··· RECORDS FOR THIS EXERCISE

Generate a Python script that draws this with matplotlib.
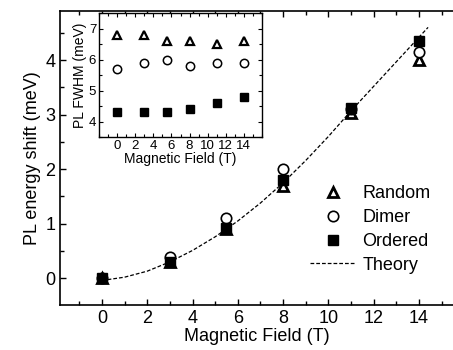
import matplotlib
matplotlib.use("Agg")
import matplotlib.pyplot as plt
from matplotlib.ticker import MultipleLocator, FixedLocator
from matplotlib.lines import Line2D

plt.rcParams['font.family'] = ['Liberation Sans', 'DejaVu Sans']

# main data
field = [0, 3, 5.5, 8, 11, 14]
shift_random = [0.0, 0.30, 0.90, 1.70, 3.03, 4.00]
shift_dimer = [0.0, 0.39, 1.10, 2.00, 3.10, 4.15]
shift_ordered = [0.0, 0.30, 0.92, 1.80, 3.12, 4.35]

theory_b = [0, 1, 2, 3, 4, 5, 6, 7, 8, 9, 10, 11, 12, 13, 14, 14.4]
theory_e = [-0.04, 0.02, 0.13, 0.30, 0.51, 0.76, 1.05, 1.38, 1.75, 2.16, 2.60, 3.07, 3.52, 3.97, 4.42, 4.60]

# inset data
fwhm_random = [6.8, 6.8, 6.6, 6.6, 6.5, 6.6]
fwhm_dimer = [5.7, 5.9, 6.0, 5.8, 5.9, 5.9]
fwhm_ordered = [4.3, 4.3, 4.3, 4.4, 4.6, 4.8]
inset_xticks = [0, 2, 4, 6, 8, 10, 12, 14]

fig = plt.figure(figsize=(4.53, 3.5), dpi=100)
ax = fig.add_axes([60/453, 45/350, 393/453, 294/350])

ax.plot(theory_b, theory_e, color='black', lw=0.9, dashes=(3, 1.6), zorder=2)
ax.plot(field, shift_random, ls='none', marker='^', ms=7.5, mfc='white', mec='black', mew=2, zorder=3)
ax.plot(field, shift_dimer, ls='none', marker='o', ms=7.5, mfc='white', mec='black', mew=1.2, zorder=3)
ax.plot(field, shift_ordered, ls='none', marker='s', ms=7, mfc='black', mec='black', zorder=4)

ax.set_xlim(-1.85, 15.5)
ax.set_ylim(-0.49, 4.9)
ax.xaxis.set_major_locator(MultipleLocator(2))
ax.xaxis.set_minor_locator(MultipleLocator(1))
ax.yaxis.set_major_locator(MultipleLocator(1))
ax.yaxis.set_minor_locator(MultipleLocator(0.5))
ax.tick_params(which='both', direction='in', top=True, right=False, labelsize=13, width=1)
ax.tick_params(which='major', length=4)
ax.tick_params(which='minor', length=3)
ax.spines['right'].set_visible(False)
for s in ['left', 'bottom', 'top']:
    ax.spines[s].set_linewidth(1.2)
ax.set_xlabel('Magnetic Field (T)', fontsize=13, labelpad=1)
ax.set_ylabel('PL energy shift (meV)', fontsize=13, labelpad=3)

handles = [
    Line2D([], [], ls='none', marker='^', ms=7.5, mfc='white', mec='black', mew=2),
    Line2D([], [], ls='none', marker='o', ms=7.5, mfc='white', mec='black', mew=1.2),
    Line2D([], [], ls='none', marker='s', ms=7, mfc='black', mec='black'),
    Line2D([], [], color='black', lw=0.9, dashes=(3, 1.6)),
]
ax.legend(handles, ['Random', 'Dimer', 'Ordered', 'Theory'], loc='upper left',
          bbox_to_anchor=(0.618, 0.432), frameon=False, fontsize=13,
          handlelength=2.5, handletextpad=0.4, labelspacing=0.38, borderaxespad=0)

ins = fig.add_axes([99/453, 213/350, 163/453, 124/350])
ins.plot(field, fwhm_random, ls='none', marker='^', ms=6, mfc='white', mec='black', mew=1.6)
ins.plot(field, fwhm_dimer, ls='none', marker='o', ms=6, mfc='white', mec='black', mew=1.1)
ins.plot(field, fwhm_ordered, ls='none', marker='s', ms=6, mfc='black', mec='black')
ins.set_xlim(-2, 16)
ins.set_ylim(3.5, 7.5)
ins.xaxis.set_major_locator(FixedLocator(inset_xticks))
ins.xaxis.set_minor_locator(MultipleLocator(1))
ins.yaxis.set_major_locator(MultipleLocator(1))
ins.yaxis.set_minor_locator(MultipleLocator(0.5))
ins.tick_params(which='both', direction='in', top=True, right=True, labelsize=9.5, width=0.8, pad=2)
ins.tick_params(which='major', length=3)
ins.tick_params(which='minor', length=2)
for s in ins.spines.values():
    s.set_linewidth(1.0)
ins.set_xlabel('Magnetic Field (T)', fontsize=10, labelpad=0)
ins.set_ylabel('PL FWHM (meV)', fontsize=10, labelpad=1)

fig.savefig('out.png', dpi=100)
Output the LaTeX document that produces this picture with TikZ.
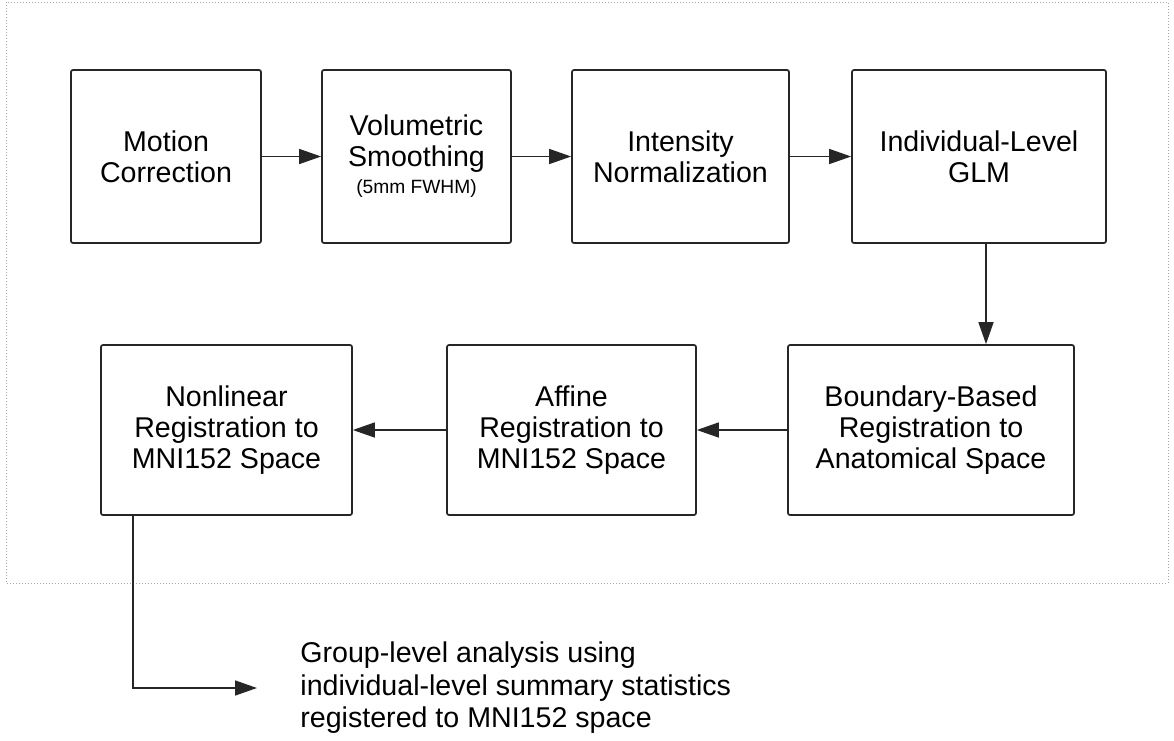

······

▸ EXERCISE INSTRUCTIONS
All of the entries above should be duplicated exactly, except for the pictures.

▸ THE RESULT
Generate a Python script that draws this with matplotlib.
import matplotlib
matplotlib.use("Agg")
import matplotlib.pyplot as plt
from matplotlib.ticker import MultipleLocator, FixedLocator
from matplotlib.lines import Line2D

plt.rcParams['font.family'] = ['Liberation Sans', 'DejaVu Sans']

# main data
field = [0, 3, 5.5, 8, 11, 14]
shift_random = [0.0, 0.30, 0.90, 1.70, 3.03, 4.00]
shift_dimer = [0.0, 0.39, 1.10, 2.00, 3.10, 4.15]
shift_ordered = [0.0, 0.30, 0.92, 1.80, 3.12, 4.35]

theory_b = [0, 1, 2, 3, 4, 5, 6, 7, 8, 9, 10, 11, 12, 13, 14, 14.4]
theory_e = [-0.04, 0.02, 0.13, 0.30, 0.51, 0.76, 1.05, 1.38, 1.75, 2.16, 2.60, 3.07, 3.52, 3.97, 4.42, 4.60]

# inset data
fwhm_random = [6.8, 6.8, 6.6, 6.6, 6.5, 6.6]
fwhm_dimer = [5.7, 5.9, 6.0, 5.8, 5.9, 5.9]
fwhm_ordered = [4.3, 4.3, 4.3, 4.4, 4.6, 4.8]
inset_xticks = [0, 2, 4, 6, 8, 10, 12, 14]

fig = plt.figure(figsize=(4.53, 3.5), dpi=100)
ax = fig.add_axes([60/453, 45/350, 393/453, 294/350])

ax.plot(theory_b, theory_e, color='black', lw=0.9, dashes=(3, 1.6), zorder=2)
ax.plot(field, shift_random, ls='none', marker='^', ms=7.5, mfc='white', mec='black', mew=2, zorder=3)
ax.plot(field, shift_dimer, ls='none', marker='o', ms=7.5, mfc='white', mec='black', mew=1.2, zorder=3)
ax.plot(field, shift_ordered, ls='none', marker='s', ms=7, mfc='black', mec='black', zorder=4)

ax.set_xlim(-1.85, 15.5)
ax.set_ylim(-0.49, 4.9)
ax.xaxis.set_major_locator(MultipleLocator(2))
ax.xaxis.set_minor_locator(MultipleLocator(1))
ax.yaxis.set_major_locator(MultipleLocator(1))
ax.yaxis.set_minor_locator(MultipleLocator(0.5))
ax.tick_params(which='both', direction='in', top=True, right=False, labelsize=13, width=1)
ax.tick_params(which='major', length=4)
ax.tick_params(which='minor', length=3)
ax.spines['right'].set_visible(False)
for s in ['left', 'bottom', 'top']:
    ax.spines[s].set_linewidth(1.2)
ax.set_xlabel('Magnetic Field (T)', fontsize=13, labelpad=1)
ax.set_ylabel('PL energy shift (meV)', fontsize=13, labelpad=3)

handles = [
    Line2D([], [], ls='none', marker='^', ms=7.5, mfc='white', mec='black', mew=2),
    Line2D([], [], ls='none', marker='o', ms=7.5, mfc='white', mec='black', mew=1.2),
    Line2D([], [], ls='none', marker='s', ms=7, mfc='black', mec='black'),
    Line2D([], [], color='black', lw=0.9, dashes=(3, 1.6)),
]
ax.legend(handles, ['Random', 'Dimer', 'Ordered', 'Theory'], loc='upper left',
          bbox_to_anchor=(0.618, 0.432), frameon=False, fontsize=13,
          handlelength=2.5, handletextpad=0.4, labelspacing=0.38, borderaxespad=0)

ins = fig.add_axes([99/453, 213/350, 163/453, 124/350])
ins.plot(field, fwhm_random, ls='none', marker='^', ms=6, mfc='white', mec='black', mew=1.6)
ins.plot(field, fwhm_dimer, ls='none', marker='o', ms=6, mfc='white', mec='black', mew=1.1)
ins.plot(field, fwhm_ordered, ls='none', marker='s', ms=6, mfc='black', mec='black')
ins.set_xlim(-2, 16)
ins.set_ylim(3.5, 7.5)
ins.xaxis.set_major_locator(FixedLocator(inset_xticks))
ins.xaxis.set_minor_locator(MultipleLocator(1))
ins.yaxis.set_major_locator(MultipleLocator(1))
ins.yaxis.set_minor_locator(MultipleLocator(0.5))
ins.tick_params(which='both', direction='in', top=True, right=True, labelsize=9.5, width=0.8, pad=2)
ins.tick_params(which='major', length=3)
ins.tick_params(which='minor', length=2)
for s in ins.spines.values():
    s.set_linewidth(1.0)
ins.set_xlabel('Magnetic Field (T)', fontsize=10, labelpad=0)
ins.set_ylabel('PL FWHM (meV)', fontsize=10, labelpad=1)

fig.savefig('out.png', dpi=100)
Output the LaTeX document that produces this picture with TikZ.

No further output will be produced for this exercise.